Endpoint and Server Execution

Operating systems enforce code signing using built-in trust policies. It inspects code signing before execution, aligning with Zero Trust by default. These trust policies query the code signing certificate and validate it to grant execution or to block it.

Unsigned or modified code will be rejected automatically. In Windows, software without a valid signature is flagged as ‘Unknown Publisher,’ and execution may be blocked or warned depending on policy. After signing, tampering invalidates the cryptographic hash, and it fails instantly. macOS enforces code signing and notarization policies to prevent execution of untrusted or tampered software.

Containerized and Cloud-Native Workloads

The rise of containers and Kubernetes has made verification happen inside the container. Container images pulled from public repos may contain malware and crypto miners, which brings a significant risk. Zero Trust here relies on signed container images and manifests. By signing these artifacts, it is proven that the content has not been modified in the pipeline.

Zero Trust in Kubernetes involves using tools like admission controllers to verify signatures. Identity-based validation happens during the deployment to prove the image comes from a trusted source. If an attacker tries to launch a rogue container without a signature, the system rejects it. By signing container images, it is ensured that only verified images are deployed to a cluster.

Implementation Considerations for Zero Trust-Aligned Code Signing

Scattering private keys across the developer team makes it dreadful. A Zero Trust approach always mandates a centralized signing service. Signing systems should leverage the Hardware Security Modules (HSM) or a secure cloud vault. It is to protect the private keys of the code signing certificate from any compromise or exposure.

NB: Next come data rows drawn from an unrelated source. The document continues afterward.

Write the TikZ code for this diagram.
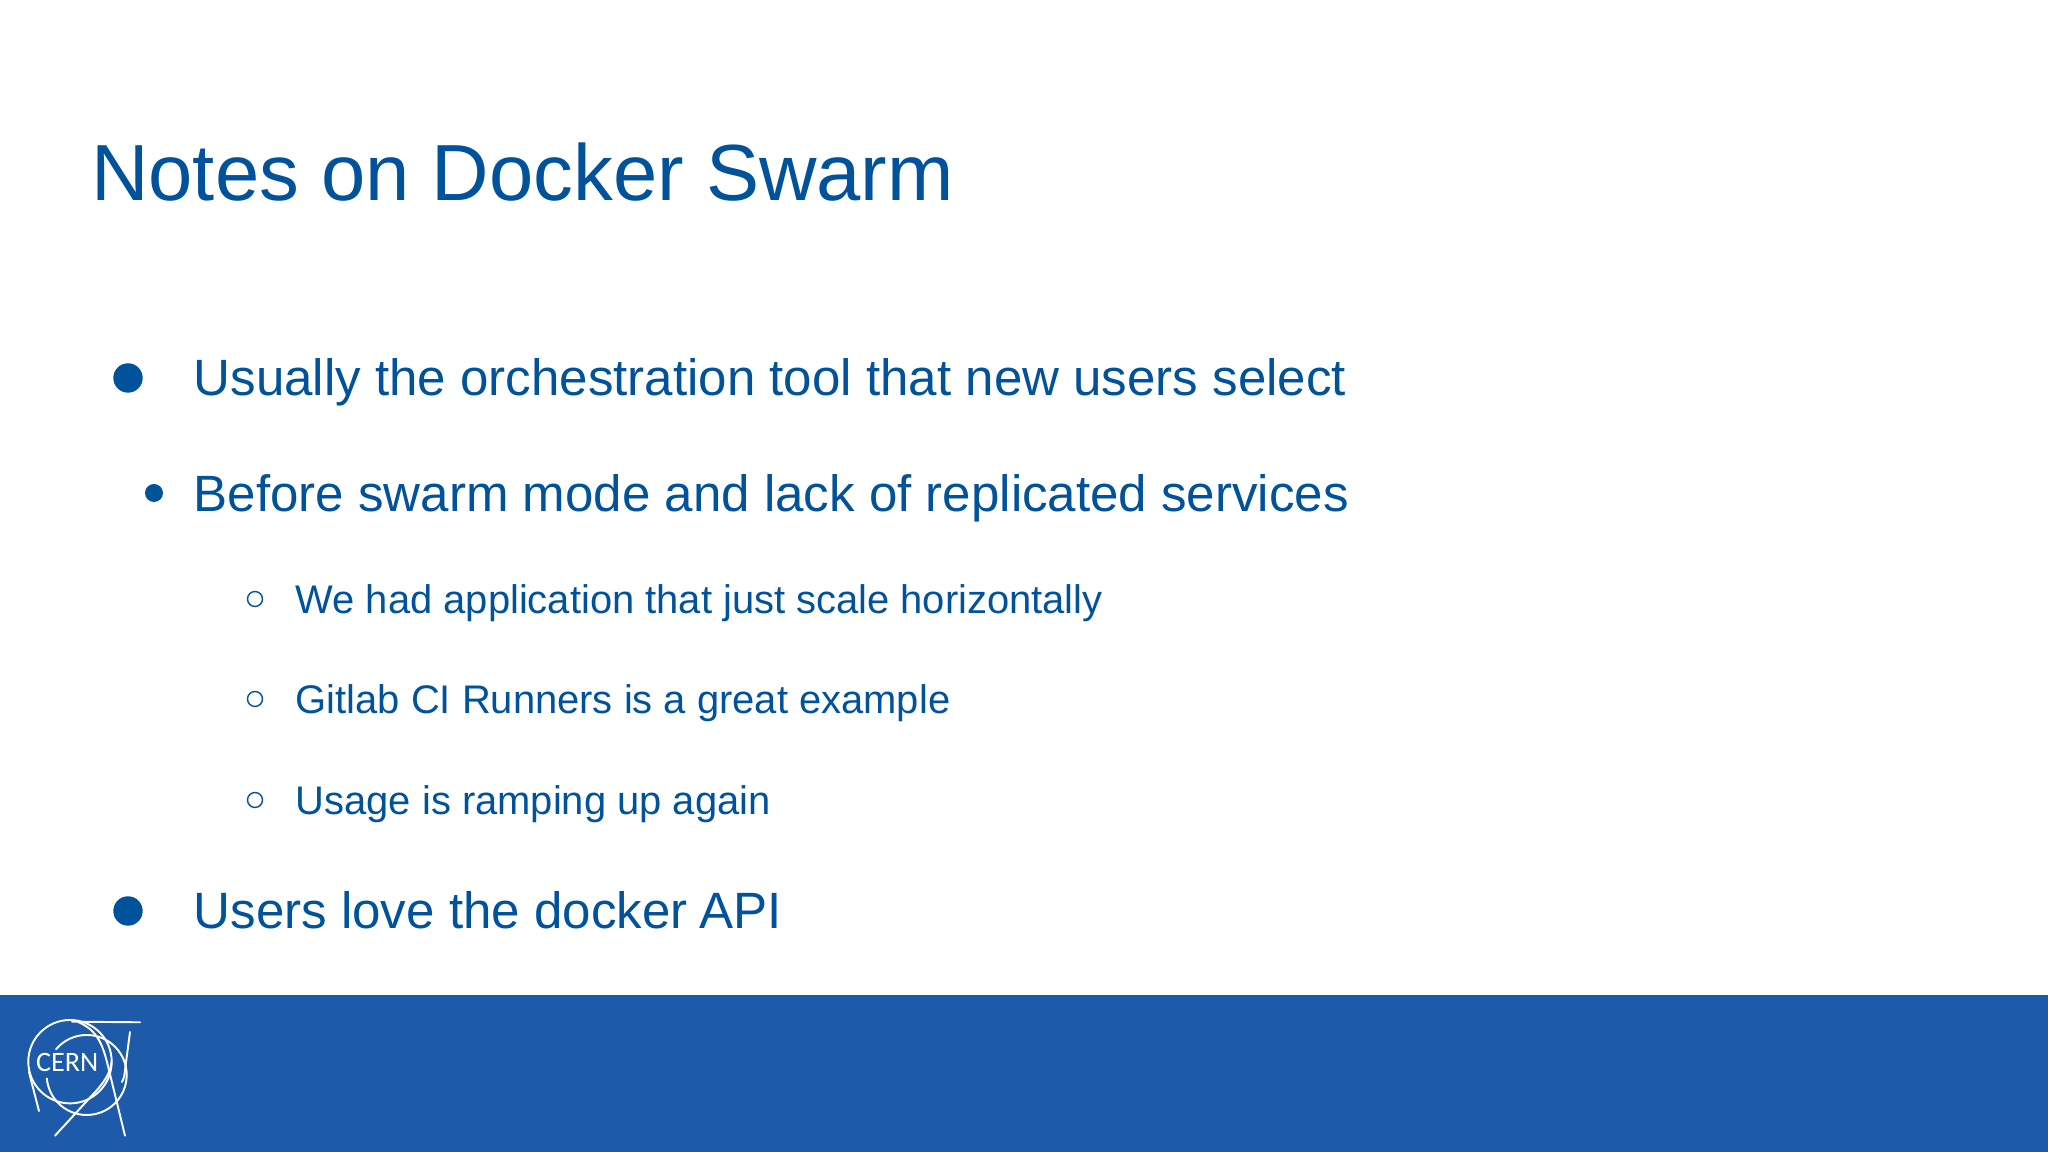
\documentclass[tikz,border=0pt]{standalone}
\usepackage{fontspec}
\setmainfont{Liberation Sans}
\newfontfamily\logofont{Carlito}
\definecolor{slideblue}{HTML}{00529B}
\definecolor{footerblue}{HTML}{1E5AAA}
\tikzset{
    titletext/.style={anchor=base west,inner sep=0pt,text=slideblue,font=\fontsize{22.65}{27}\selectfont},
    bigtext/.style={anchor=base west,inner sep=0pt,text=slideblue,font=\fontsize{14.53}{18}\selectfont},
    smalltext/.style={anchor=base west,inner sep=0pt,text=slideblue,font=\fontsize{11.36}{14}\selectfont},
    logoline/.style={white,line width=0.55pt,line cap=round}
}
\begin{document}
\begin{tikzpicture}
    \useasboundingbox (0,0) rectangle (20.48,11.52);

    % Footer band
    \fill[footerblue] (0,0) rectangle (20.48,1.57);

    % Title
    \node[titletext] (title) at (0.905,9.51) {Notes on Docker Swarm};

    % First level
    \node[bigtext] (usually) at (1.93,7.56) {Usually the orchestration tool that new users select};
    \node[bigtext] (before) at (1.93,6.40) {Before swarm mode and lack of replicated services};
    \node[bigtext] (users) at (1.93,2.23) {Users love the docker\kern-0.05em{} API};

    % Second level
    \node[smalltext] (had) at (2.95,5.38) {We had application that just scale horizontally};
    \node[smalltext] (gitlab) at (2.95,4.38) {Gitlab CI Runners is a great example};
    \node[smalltext] (usage) at (2.95,3.37) {Usage is ramping up again};

    % Bullets
    \fill[slideblue] (1.28,7.74) circle (0.147);
    \fill[slideblue] (1.54,6.59) circle (0.09);
    \fill[slideblue] (1.28,2.41) circle (0.147);
    \foreach \y in {5.53,4.53,3.52} {
        \draw[slideblue,line width=0.4pt] (2.55,\y) circle (0.075);
    }

    % Logo
    \draw[logoline] (0.70,0.903) circle (0.417);
    \draw[logoline] (0.867,0.77) ++(140:0.40) arc (140:-175:0.40);
    \draw[logoline] (0.72,1.303) -- (1.40,1.297); % Top
    \draw[logoline] (1.30,1.20) -- (1.25,0.82) .. controls (1.245,0.76) and (1.24,0.74) .. (1.22,0.70); % Right
    \draw[logoline] (0.55,0.163) -- (0.97,0.62) .. controls (1.06,0.72) and (1.11,0.82) .. (1.115,0.90); % Diagonal
    \draw[logoline] (1.25,0.163) -- (1.07,0.90) .. controls (1.03,1.05) and (0.98,1.22) .. (0.78,1.30); % Long leg
    \draw[logoline] (0.39,0.41) -- (0.31,0.72) .. controls (0.30,0.76) and (0.295,0.78) .. (0.29,0.80); % Left leg
    \node[inner sep=0pt,white,font=\logofont\fontsize{8}{9}\selectfont] (cern) at (0.673,0.90) {CERN};
\end{tikzpicture}
\end{document}
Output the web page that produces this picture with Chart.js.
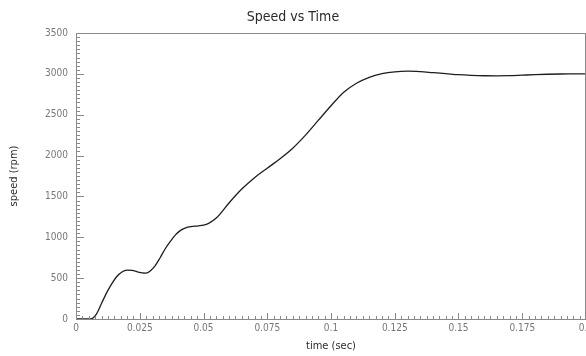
<!DOCTYPE html>
<html>
<head>
<meta charset="utf-8">
<script src="https://cdn.jsdelivr.net/npm/chart.js@4"></script>
<style>
html,body{margin:0;padding:0;background:#fff;}
#wrap{width:586px;height:356px;position:relative;}
</style>
</head>
<body>
<div id="wrap"><canvas id="c" width="586" height="356"></canvas></div>
<script>
const timeSec = [0, 0.005, 0.0065, 0.008, 0.010, 0.012, 0.014, 0.016, 0.018, 0.020, 0.022, 0.024, 0.026, 0.0275, 0.029, 0.031, 0.033, 0.035, 0.037, 0.039, 0.041, 0.043, 0.045, 0.048, 0.050, 0.052, 0.055, 0.060, 0.065, 0.070, 0.075, 0.080, 0.085, 0.090, 0.095, 0.100, 0.105, 0.110, 0.115, 0.120, 0.125, 0.130, 0.135, 0.140, 0.145, 0.150, 0.155, 0.160, 0.165, 0.170, 0.175, 0.180, 0.185, 0.190, 0.195, 0.200];
const speedRpm = [0, 0, 8, 60, 190, 320, 430, 520, 575, 598, 595, 578, 564, 562, 585, 650, 750, 860, 950, 1030, 1085, 1115, 1130, 1140, 1148, 1170, 1235, 1420, 1590, 1730, 1845, 1960, 2090, 2250, 2430, 2610, 2775, 2885, 2958, 3002, 3025, 3033, 3027, 3015, 3003, 2990, 2982, 2977, 2976, 2978, 2984, 2990, 2995, 2998, 2999, 3000];
const xTickValues = [0, 0.025, 0.05, 0.075, 0.1, 0.125, 0.15, 0.175, 0.2];
const xTickLabels = ['0', '0.025', '0.05', '0.075', '0.1', '0.125', '0.15', '0.175', '0.2'];
const yTickValues = [0, 500, 1000, 1500, 2000, 2500, 3000, 3500];
const yTickLabels = ['0', '500', '1000', '1500', '2000', '2500', '3000', '3500'];
const titleText = 'Speed vs Time';
const xTitle = 'time (sec)';
const yTitle = 'speed (rpm)';

const FONT = '"DejaVu Sans Condensed", "Liberation Sans Narrow", "DejaVu Sans", sans-serif';
const AXIS_GRAY = '#8a8a8a';

const framePlugin = {
  id: 'frameTicks',
  afterDraw(chart) {
    const {ctx, chartArea: a, scales: {x, y}} = chart;
    ctx.save();
    ctx.strokeStyle = AXIS_GRAY;
    ctx.lineWidth = 1;
    for (let i = 0; i <= 80; i++) {
      const v = i * 0.0025;
      const px = Math.round(x.getPixelForValue(v)) + 0.5;
      const len = (i % 10 === 0) ? 6 : 3;
      ctx.beginPath();
      ctx.moveTo(px, a.bottom);
      ctx.lineTo(px, a.bottom - len);
      ctx.stroke();
    }
    for (let i = 0; i <= 70; i++) {
      const v = i * 50;
      const py = Math.round(y.getPixelForValue(v)) + 0.5;
      const len = (i % 10 === 0) ? 8 : 4;
      ctx.beginPath();
      ctx.moveTo(a.left, py);
      ctx.lineTo(a.left + len, py);
      ctx.stroke();
    }
    ctx.strokeRect(Math.round(a.left) + 0.5, Math.round(a.top) + 0.5, Math.round(a.right - a.left) - 1, Math.round(a.bottom - a.top));
    ctx.restore();
  }
};

new Chart(document.getElementById('c'), {
  type: 'line',
  data: {
    datasets: [{
      data: timeSec.map((t, i) => ({x: t, y: speedRpm[i]})),
      borderColor: '#1e1e1e',
      borderWidth: 1.3,
      pointRadius: 0,
      cubicInterpolationMode: 'monotone',
      fill: false
    }]
  },
  options: {
    responsive: false,
    animation: false,
    devicePixelRatio: 1,
    layout: {padding: 0},
    plugins: {
      legend: {display: false},
      tooltip: {enabled: false},
      title: {
        display: true,
        text: titleText,
        color: '#2a2a2a',
        font: {family: FONT, size: 14, weight: 'normal', lineHeight: 1.2},
        padding: {top: 8.5, bottom: 7.7}
      }
    },
    scales: {
      x: {
        type: 'linear',
        min: 0, max: 0.2,
        grid: {display: false, drawTicks: false},
        border: {display: false},
        afterBuildTicks(scale) { scale.ticks = xTickValues.map(v => ({value: v})); },
        ticks: {
          autoSkip: false,
          maxRotation: 0,
          padding: 3,
          color: '#777',
          font: {family: FONT, size: 10},
          callback(value) { const i = xTickValues.indexOf(value); return i >= 0 ? xTickLabels[i] : ''; }
        },
        title: {
          display: true, text: xTitle, color: '#2a2a2a',
          font: {family: FONT, size: 11},
          padding: {top: 0, bottom: 3}
        },
        afterFit(scale) { scale.height = 37; scale.paddingLeft = 0; scale.paddingRight = 0; }
      },
      y: {
        type: 'linear',
        min: 0, max: 3500,
        grid: {display: false, drawTicks: false},
        border: {display: false},
        afterBuildTicks(scale) { scale.ticks = yTickValues.map(v => ({value: v})); },
        ticks: {
          autoSkip: false,
          padding: 8,
          color: '#777',
          font: {family: FONT, size: 10},
          callback(value) { const i = yTickValues.indexOf(value); return i >= 0 ? yTickLabels[i] : ''; }
        },
        title: {
          display: true, text: yTitle, color: '#2a2a2a',
          font: {family: FONT, size: 11},
          padding: {top: 8, bottom: 0}
        },
        afterFit(scale) { scale.width = 76; scale.paddingTop = 0; scale.paddingBottom = 0; }
      }
    }
  },
  plugins: [framePlugin]
});
</script>
</body>
</html>
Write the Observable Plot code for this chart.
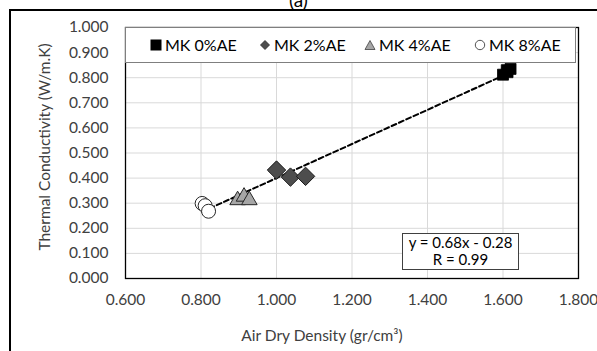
<!DOCTYPE html>
<html>
<head>
<meta charset="utf-8">
<script src="https://cdn.jsdelivr.net/npm/d3@7"></script>
<script src="https://cdn.jsdelivr.net/npm/@observablehq/plot@0.6"></script>
<style>
  body { margin: 0; background: #fff; }
  #wrap { position: relative; width: 597px; height: 351px; overflow: hidden; font-family: Lato, "Open Sans", sans-serif; color: #404040; background: #fff; }
  .fl { position: absolute; background: #000; z-index: 5; }
  #fl-top { left: 9px; top: 9px; width: 600px; height: 1.5px; }
  #fl-left { left: 9px; top: 9px; width: 1.5px; height: 360px; }
  #title { position: absolute; left: 0; width: 597px; top: -12px; text-align: center; font-size: 19px; color: #000; z-index: 6; }
  #legend { position: absolute; left: 125px; top: 27px; width: 451px; height: 36px; background: #fff; border: 1.3px solid #7f7f7f; box-sizing: border-box; font-size: 16px; color: #000; z-index: 3; }
  #legend .it { position: absolute; top: 7px; display: flex; align-items: center; gap: 3px; }
  #eq { position: absolute; left: 402px; top: 233px; width: 117px; height: 37px; background: #fff; border: 1.2px solid #404040; box-sizing: border-box; text-align: center; font-size: 15px; line-height: 17px; color: #000; z-index: 3; }
  #chart { position: absolute; left: 0; top: 0; z-index: 1; }
</style>
</head>
<body>
<div id="wrap">
  <div id="chart"></div>
  <div id="legend"></div>
  <div id="eq"></div>
  <div class="fl" id="fl-top"></div>
  <div class="fl" id="fl-left"></div>
  <div id="title">(a)</div>
</div>
<script>
// Data
const seriesNames = ["MK 0%AE", "MK 2%AE", "MK 4%AE", "MK 8%AE"];
const mk0x = [1.600, 1.610, 1.612, 1.620];
const mk0y = [0.812, 0.830, 0.822, 0.835];
const mk2x = [1.000, 1.037, 1.077];
const mk2y = [0.432, 0.404, 0.407];
const mk4x = [0.897, 0.914, 0.928];
const mk4y = [0.312, 0.326, 0.312];
const mk8x = [0.803, 0.811, 0.820];
const mk8y = [0.299, 0.290, 0.268];
const trendSlope = 0.68;
const trendIntercept = -0.28;
const trendR = 0.99;
const xTicks = [0.6, 0.8, 1.0, 1.2, 1.4, 1.6, 1.8];
const yTicks = [0, 0.1, 0.2, 0.3, 0.4, 0.5, 0.6, 0.7, 0.8, 0.9, 1.0];
const xLabel = "Air Dry Density (gr/cm³)";
const yLabel = "Thermal Conductivity (W/m.K)";

const toRows = (xs, ys, s) => xs.map((x, i) => ({x, y: ys[i], s}));
const rows0 = toRows(mk0x, mk0y, seriesNames[0]);
const rows2 = toRows(mk2x, mk2y, seriesNames[1]);
const rows4 = toRows(mk4x, mk4y, seriesNames[2]);
const rows8 = toRows(mk8x, mk8y, seriesNames[3]);
const all = [...rows0, ...rows2, ...rows4, ...rows8];
const [xmin, xmax] = d3.extent(all, d => d.x);
const trend = [xmin, xmax].map(x => ({x, y: trendSlope * x + trendIntercept}));

const txt = "#404040";
const chart = Plot.plot({
  width: 597,
  height: 351,
  marginLeft: 125,
  marginRight: 19,
  marginTop: 27,
  marginBottom: 73,
  style: {fontFamily: "Lato, 'Open Sans', sans-serif", fontSize: "15.5px", color: txt, background: "transparent", overflow: "visible"},
  x: {domain: [0.6, 1.8], ticks: xTicks, tickFormat: d3.format(".3f"), tickSize: 0, tickPadding: 15, label: null},
  y: {domain: [0, 1], ticks: yTicks, tickFormat: d3.format(".3f"), tickSize: 0, tickPadding: 17, label: null},
  marks: [
    Plot.gridX(xTicks, {stroke: "#d9d9d9", strokeOpacity: 1, strokeWidth: 1}),
    Plot.gridY(yTicks, {stroke: "#d9d9d9", strokeOpacity: 1, strokeWidth: 1}),
    Plot.frame({stroke: "#000", strokeWidth: 1.3}),
    Plot.axisX({ticks: xTicks, tickFormat: d3.format(".3f"), tickSize: 0, tickPadding: 15, fill: txt}),
    Plot.axisY({ticks: yTicks, tickFormat: d3.format(".3f"), tickSize: 0, tickPadding: 17, fill: txt}),
    Plot.text([xLabel], {frameAnchor: "bottom", textAnchor: "middle", dx: -30, dy: 62, fill: txt, fontSize: 15.5}),
    Plot.text([yLabel], {frameAnchor: "left", textAnchor: "middle", rotate: -90, dx: -80, dy: -6, fill: txt, fontSize: 15.5}),
    Plot.line(trend, {x: "x", y: "y", stroke: "#000", strokeWidth: 2, strokeDasharray: "5,3"}),
    Plot.dot(rows0, {x: "x", y: "y", symbol: "square", r: 6.2, fill: "#000", stroke: "#000", strokeWidth: 0.8}),
    Plot.dot(rows2, {x: "x", y: "y", symbol: "diamond2", r: 8.3, fill: "#4d4d4d", stroke: "#1a1a1a", strokeWidth: 1}),
    Plot.dot(rows4, {x: "x", y: "y", symbol: "triangle", r: 5.8, fill: "#a6a6a6", stroke: "#262626", strokeWidth: 1}),
    Plot.dot(rows8, {x: "x", y: "y", symbol: "circle", r: 7, fill: "#fff", stroke: "#262626", strokeWidth: 1})
  ]
});
document.getElementById("chart").appendChild(chart);

// Legend
const legendSymbols = [
  '<svg width="12" height="12"><rect x="0.5" y="0.5" width="11" height="11" fill="#000"/></svg>',
  '<svg width="12" height="12"><path d="M6,1.5L10.5,6L6,10.5L1.5,6Z" fill="#4d4d4d" stroke="#262626" stroke-width="0.8"/></svg>',
  '<svg width="12" height="12"><path d="M6,1.5L11,10.5L1,10.5Z" fill="#a6a6a6" stroke="#404040" stroke-width="0.8"/></svg>',
  '<svg width="12" height="12"><circle cx="6" cy="6" r="4.7" fill="#fff" stroke="#404040" stroke-width="0.9"/></svg>'
];
const legendLeft = [24, 133, 238, 348];
const leg = document.getElementById("legend");
seriesNames.forEach((n, i) => {
  const d = document.createElement("div");
  d.className = "it";
  d.style.left = legendLeft[i] + "px";
  d.innerHTML = legendSymbols[i] + "<span>" + n + "</span>";
  leg.appendChild(d);
});

// Equation box
document.getElementById("eq").innerHTML =
  `y = ${trendSlope.toFixed(2)}x - ${Math.abs(trendIntercept).toFixed(2)}<br>R = ${trendR.toFixed(2)}`;
</script>
</body>
</html>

Automation is the only way to prevent human errors in the signing and verification. Also, there should be no manual bypass method allowing unsigned code to slip into production. Best practices say to follow strict access controls with least privilege, key rotation, and auditing. Verification should be persistent and not only at the firewall or in the endpoint.

Uniform verification is needed across every environment. Starting from the local developer machines to cloud clusters, CI/CD, and remote endpoints. When the entire ecosystem uses the same rules for validating signatures, it mandates the Zero Trust model seamlessly.

Conclusion

Zero Trust architecture fundamentally requires the identity and integrity to be continuously verified. Code signing enforces this principle across the full lifecycle of the software. From CI/CD pipelines, the artifacts are signed and gated. And in OS, the endpoint policies block unsigned code running inside. Also, in cloud native environments, the signed images are enforced through admission controllers.

From a simple script to a complex containerized application is authenticated and unaltered. Validated code is no longer an optional choice but a baseline requirement for a resilient Zero Trust strategy.